Wednesday, October 12, 2011

Baby needs new shoes! Wheel cleanup pt.1

I needed a break and still wanted to be productive, so I switched gears this afternoon and prep'd some EX250 wheels I've had on the rack for a while. I picked these up for a little race bike I was putting together but that project moved on to someone else to be finished up. 

The plan for these was a strip, smooth and refinish in a nice gold metallic with a red rim stripe and a good hard glossy clearcoat. I still like the idea since they are really quite nice to look at and deserve something better that black. Dunno what I'll do with them once they are done; hang'm on the wall? make lamp bases? Naw....think I'll make someone out there a REALLY good deal on wheels and discs that are lighter than should be fair and perfect for someone's smaller custom bike.

This will be a multi-parter so stay tuned for more, but in the meantime:
Here's your basic '08 EX250 aluminum motorcycle wheel. it's got a nice design but being a production piece, it's also got evidence of 'production', mainly some casting marks and such left behind. Note the rim lip: this was the first place I felt needed to be addressed. The edge was rough from the casting process and even with the thick coat of powdercoat on there you could really tell. I just took a fine file and skimmed the lip. Easy peasy.

These were really the only other areas I thought needed to be addressed. They are left behind after the blank wheel is pulled from the mold. For 98% of people out there it's no big deal. Bugs the shit outta me. And yeah, that hole in my fingernail hurt like fuck-all, did not occur during this work..
It really IS as simple as carefully filing them down and blending the edge of the spoke. It is and should be time consuming though, lots of work involved but nothing good is easy.

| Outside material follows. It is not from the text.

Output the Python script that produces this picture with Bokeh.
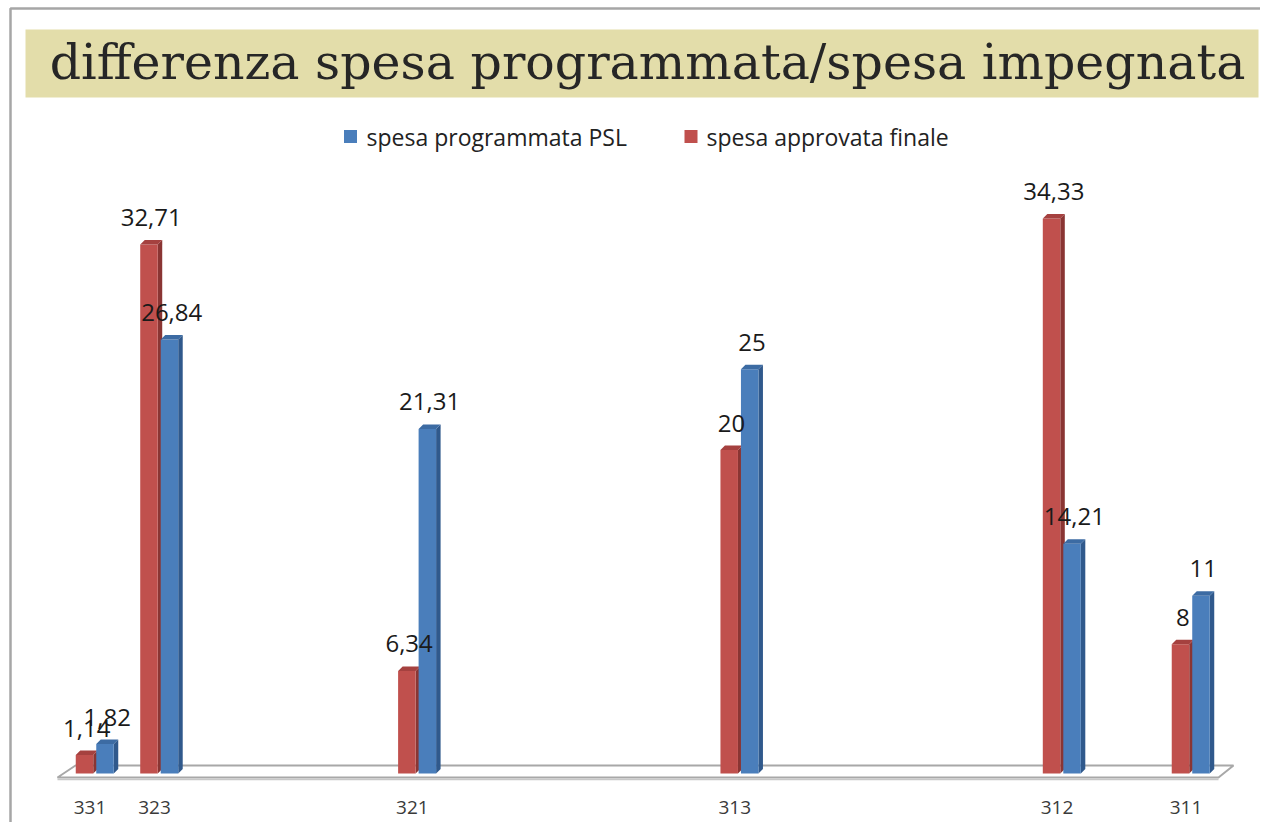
from bokeh.plotting import figure
from bokeh.models import Range1d, ColumnDataSource
from bokeh.core.properties import value
from bokeh.embed import file_html
from bokeh.resources import INLINE

# ---------------- data ----------------
title = "differenza spesa programmata/spesa impegnata"
categories = ["331", "323", "321", "313", "312", "311"]
series_names = ["spesa programmata PSL", "spesa approvata finale"]
programmata = [1.82, 26.84, 21.31, 25, 14.21, 11]     # blue
approvata = [1.14, 32.71, 6.34, 20, 34.33, 8]          # red
label_prog = ["1,82", "26,84", "21,31", "25", "14,21", "11"]
label_appr = ["1,14", "32,71", "6,34", "20", "34,33", "8"]

# ---------------- layout (category slots on a date-like axis) ----------------
slots = [0, 1, 5, 10, 15, 17]

W, H = 1260, 822
U = 64.47      # px per slot
S = 16.17      # px per value unit
X0 = 94.5      # px of slot 0
Y0 = 773.0     # px of value 0


def X(px):
    return (px - X0) / U


def Y(py):
    return (Y0 - py) / S


p = figure(width=W, height=H, output_backend="svg", toolbar_location=None,
           x_range=Range1d(X(0), X(W)), y_range=Range1d(Y(H), Y(0)),
           min_border=0, outline_line_color=None)
p.axis.visible = False
p.grid.visible = False
p.background_fill_color = "white"
p.border_fill_color = "white"

# chart frame (left & top edges visible)
p.line([X(10), X(10), X(1276)], [Y(838), Y(8), Y(8)], line_color="#A6A6A6", line_width=2.5)

# title box
p.quad(left=[X(25)], right=[X(1258)], top=[Y(29)], bottom=[Y(97)],
       fill_color="#E3DDAA", line_color=None)
p.text(x=[X(647)], y=[Y(62)], text=[title], text_font=value("DejaVu Serif"),
       text_font_size="49px", text_color="#262626", text_align="center",
       text_baseline="middle")

# legend
blue_front, blue_side, blue_top = "#4A7EBB", "#30598C", "#3C6BA3"
red_front, red_side, red_top = "#C0504D", "#8A3533", "#A5413F"
p.scatter(x=[X(350), X(690.5)], y=[Y(136), Y(136)], marker="square", size=13,
          fill_color=[blue_front, red_front], line_color=None)
p.text(x=[X(366), X(706)], y=[Y(136), Y(136)], text=series_names,
       text_font=value("Open Sans"), text_font_size="23px", text_color="#222222",
       text_align="left", text_baseline="middle")

# floor (3D base plane)
p.patch([X(57), X(75), X(1233), X(1218)], [Y(777), Y(765), Y(765), Y(777)],
        fill_color="white", line_color="#A8A8A8", line_width=2)
p.line([X(57), X(1218)], [Y(779), Y(779)], line_color="#C8C8C8", line_width=1.5)

# bars
w = 17.5 / U
dx = 4.5 / U
dy = 4.5 / S
offsets = {"red": -10.5 / U, "blue": 10.0 / U}
label_sources = []


def draw_series(vals, labels, off, front, side, top):
    xs = [s + off for s in slots]
    side_xs, side_ys, top_xs, top_ys = [], [], [], []
    for x, v in zip(xs, vals):
        r = x + w / 2
        l = x - w / 2
        side_xs.append([r, r + dx, r + dx, r])
        side_ys.append([0, dy, v + dy, v])
        top_xs.append([l, r, r + dx, l + dx])
        top_ys.append([v, v, v + dy, v + dy])
    p.patches(side_xs, side_ys, fill_color=side, line_color=None)
    p.vbar(x=xs, top=vals, bottom=0, width=w, fill_color=front, line_color=None)
    p.patches(top_xs, top_ys, fill_color=top, line_color=None)
    label_sources.append(ColumnDataSource(dict(x=[x + dx / 2 for x in xs], y=vals, t=labels)))


draw_series(approvata, label_appr, offsets["red"], red_front, red_side, red_top)
draw_series(programmata, label_prog, offsets["blue"], blue_front, blue_side, blue_top)

for src in label_sources:
    p.text(x="x", y="y", text="t", source=src, y_offset=-27,
           text_font=value("Open Sans"), text_font_size="24px", text_color="#1A1A1A",
           text_align="center", text_baseline="middle")

# category labels
p.text(x=[s - 5 / U for s in slots], y=[Y(807)] * len(slots), text=categories,
       text_font=value("Open Sans"), text_font_size="19px", text_color="#3A3A3A",
       text_align="center", text_baseline="middle")

open("out.html", "w").write(file_html(p, INLINE))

Here's what it looks like after blending. I'll be stripping this wheel down to bare and doing a final blend after too.
I did pretty good right up to the last step, then as per my usual got too into the work to remember to snap pics. You didn't miss much, after I was satisfied with the blend of the casting nubs I had the wheels beadblasted clean. Once they were back in my hands I gave'm a quick spritz with 50/50 phosphoric acid and distilled water. This etches the surface nicely and after a wipe down is as good as you get for painted aluminum. What you see above is the front after two basecoats of epoxy silver metallic. Once the rear is done to this point I'll spray them in gold. I'll have a pinstriper that i know come in a lay down a nice simple hand painted red pinstripe around the rim, then off for a nice durable glossy clear powdercoat. For those technical enough to worry; both the paints and the one-shot for the rim stripe are more than up to the powder curing temps needed.